The text for the standardized introductory page of the EUDEC diploma
(It has been voted on at the 2011 and 2015 AGMs.)
Through this diploma, our school, (school's name), presents (individual's name)'s developments, strengths, qualities, academic skills, and other acquired competencies which he/she has had the opportunity to develop.
Democratic schools aim to provide a context for each student to practice freedom and responsibility by finding their own way of being and becoming.
(school's name) is part of an international network of democratic schools that work according to the following principle:
“We believe that, in any educational setting, young people have the right to decide individually how, when, what, where and with whom they learn and to have an equal share in the decision-making as to how their organizations - in particular their schools - are run, and which rules and sanctions, if any, are necessary.” (Resolution of the International Democratic Education Conference, Berlin 2005)
More information about this type of school can be found, for example, on the website of the European Democratic Education Community (EUDEC – www.eudec.org), as well as on the (school's name) website (school's web-address).
Graduates from democratic schools thrive in a great variety of professional and higher education environments, especially those that require autonomy and creativity.
Experience has shown that graduates from democratic schools acquire skills that develop independence. They acquire a sense of personal responsibility by self-directing their lives and learning, and they are good at making conscious choices of interest in regard to their daily activities as well as their plans for the future. By naturally cooperating with people of various ages with diverse backgrounds and personalities, they naturally strengthen their sense of empathy and develop an awareness of themselves.

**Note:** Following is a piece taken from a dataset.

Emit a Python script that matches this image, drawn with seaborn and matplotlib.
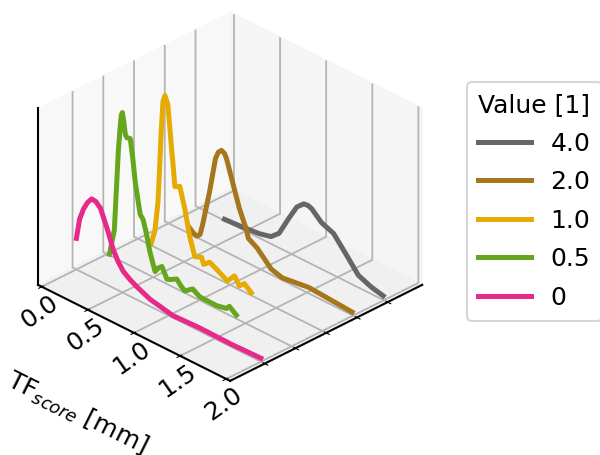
import seaborn as sns
import matplotlib
matplotlib.use("Agg")
import matplotlib.pyplot as plt

# curves, (x in mm, z relative to the box height)
x_0 = [0.0, 0.035, 0.078, 0.12, 0.165, 0.21, 0.261, 0.337, 0.40, 0.45, 0.508, 0.58, 0.66, 0.798,
       1.044, 1.337, 1.687, 2.0]
z_0 = [0.176, 0.295, 0.364, 0.41, 0.443, 0.44, 0.415, 0.313, 0.216, 0.165, 0.122, 0.095, 0.072, 0.04,
       0.012, 0.018, 0.015, 0.02]

x_05 = [0.025, 0.078, 0.099, 0.121, 0.14, 0.154, 0.165, 0.18, 0.197, 0.216, 0.251, 0.277, 0.304, 0.358,
        0.39, 0.423, 0.465, 0.52, 0.553, 0.594, 0.648, 0.686, 0.755, 0.798, 0.842, 0.928, 1.003, 1.187,
        1.294, 1.325, 1.401]
z_05 = [0.006, 0.157, 0.38, 0.611, 0.75, 0.83, 0.845, 0.80, 0.728, 0.715, 0.72, 0.62, 0.49, 0.318,
        0.298, 0.233, 0.131, 0.037, 0.065, 0.085, 0.027, 0.035, 0.056, 0.03, 0.011, 0.045, 0.02, 0.018,
        0.03, 0.05, 0.02]

x_1 = [0.143, 0.186, 0.218, 0.235, 0.251, 0.272, 0.294, 0.325, 0.368, 0.385, 0.401, 0.455, 0.508, 0.562,
       0.617, 0.691, 0.713, 0.777, 0.853, 0.971, 1.047, 1.10, 1.154, 1.23]
z_1 = [0.007, 0.098, 0.266, 0.45, 0.655, 0.848, 0.888, 0.845, 0.59, 0.5, 0.4, 0.415, 0.304, 0.16,
       0.06, 0.075, 0.041, 0.07, 0.05, 0.014, 0.063, 0.02, 0.047, 0.015]

x_2 = [0.229, 0.27, 0.304, 0.34, 0.368, 0.444, 0.508, 0.54, 0.573, 0.605, 0.627, 0.691, 0.767, 0.842,
       0.864, 0.96, 1.111, 1.23, 1.52, 1.99]
z_2 = [0.033, 0.015, 0.007, 0.025, 0.087, 0.295, 0.5, 0.545, 0.563, 0.555, 0.532, 0.419, 0.285, 0.187,
       0.141, 0.111, 0.032, 0.013, 0.034, 0.017]

x_4 = [0.272, 0.465, 0.648, 0.777, 0.864, 0.971, 1.057, 1.132, 1.18, 1.218, 1.325, 1.455, 1.584,
       1.724, 1.864, 1.993]
z_4 = [0.007, 0.014, 0.024, 0.041, 0.082, 0.196, 0.282, 0.319, 0.322, 0.314, 0.263, 0.236, 0.157,
       0.069, 0.039, 0.023]

labels = ["0", "0.5", "1.0", "2.0", "4.0"]
xs = [x_0, x_05, x_1, x_2, x_4]
zs = [z_0, z_05, z_1, z_2, z_4]
x_ticks = [0.0, 0.5, 1.0, 1.5, 2.0]

dark2 = sns.color_palette("Dark2", 8)
colors = [dark2[3], dark2[4], dark2[5], dark2[6], dark2[7]]

plt.rcParams["font.size"] = 18

fig = plt.figure(figsize=(6, 4.55), dpi=100)
ax = fig.add_axes([-0.016, 0.0914, 0.78, 0.928], projection="3d", proj_type="ortho")
ax.view_init(elev=30, azim=-45)

# back to front so that the 0 curve ends on top
for i in reversed(range(len(labels))):
    ax.plot(xs[i], [i] * len(xs[i]), zs[i], color=colors[i], lw=3.6, label=labels[i],
            solid_joinstyle="round")

ax.set_xlim(0, 2, view_margin=1 / 48)
ax.set_ylim(-1, 5, view_margin=1 / 48)
ax.set_zlim(0, 1, view_margin=0)

ax.set_xticks(x_ticks)
ax.set_xticklabels([f"{v:.1f}" for v in x_ticks], rotation=35)
ax.set_yticks(range(len(labels)))
ax.set_yticklabels([])
ax.set_zticks([])
ax.tick_params(axis="x", pad=-6)
ax.set_xlabel("TF$_{score}$ [mm]", labelpad=26)

# z line on the left corner
ax.zaxis.set_ticks_position("lower")
for axis in (ax.xaxis, ax.yaxis, ax.zaxis):
    axis.line.set_linewidth(1.5)
    axis._axinfo["grid"]["linewidth"] = 1.3
    axis._axinfo["grid"]["color"] = "#b4b4b4"
    axis.pane.set_edgecolor("#ececec")

ax.xaxis.set_pane_color("#f8f8f8")
ax.yaxis.set_pane_color("#f5f5f5")
ax.zaxis.set_pane_color("#f0f0f0")

leg = fig.legend(title="Value [1]", loc="upper left", bbox_to_anchor=(0.778, 0.82),
                 handlelength=2.1, labelspacing=0.58, borderpad=0.45,
                 fontsize=18, title_fontsize=18, borderaxespad=0)
leg.get_frame().set_linewidth(1.5)

fig.savefig("out.png", dpi=100)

Democratic schools set up governing structures run by students and staff together. Frequent meetings are a place of questioning, debating, and decision making, which develop eloquence, negotiation, and conflict resolution skills. Through their experiences, students tend to become more open to the opinions of others, deal with criticism better, and take greater responsibility for the community as a whole. Students’ high level of participation in the organisation of everyday school life results in developing their entrepreneurial skills, their ability to work in teams, and their flexibility to adapt to different project environments.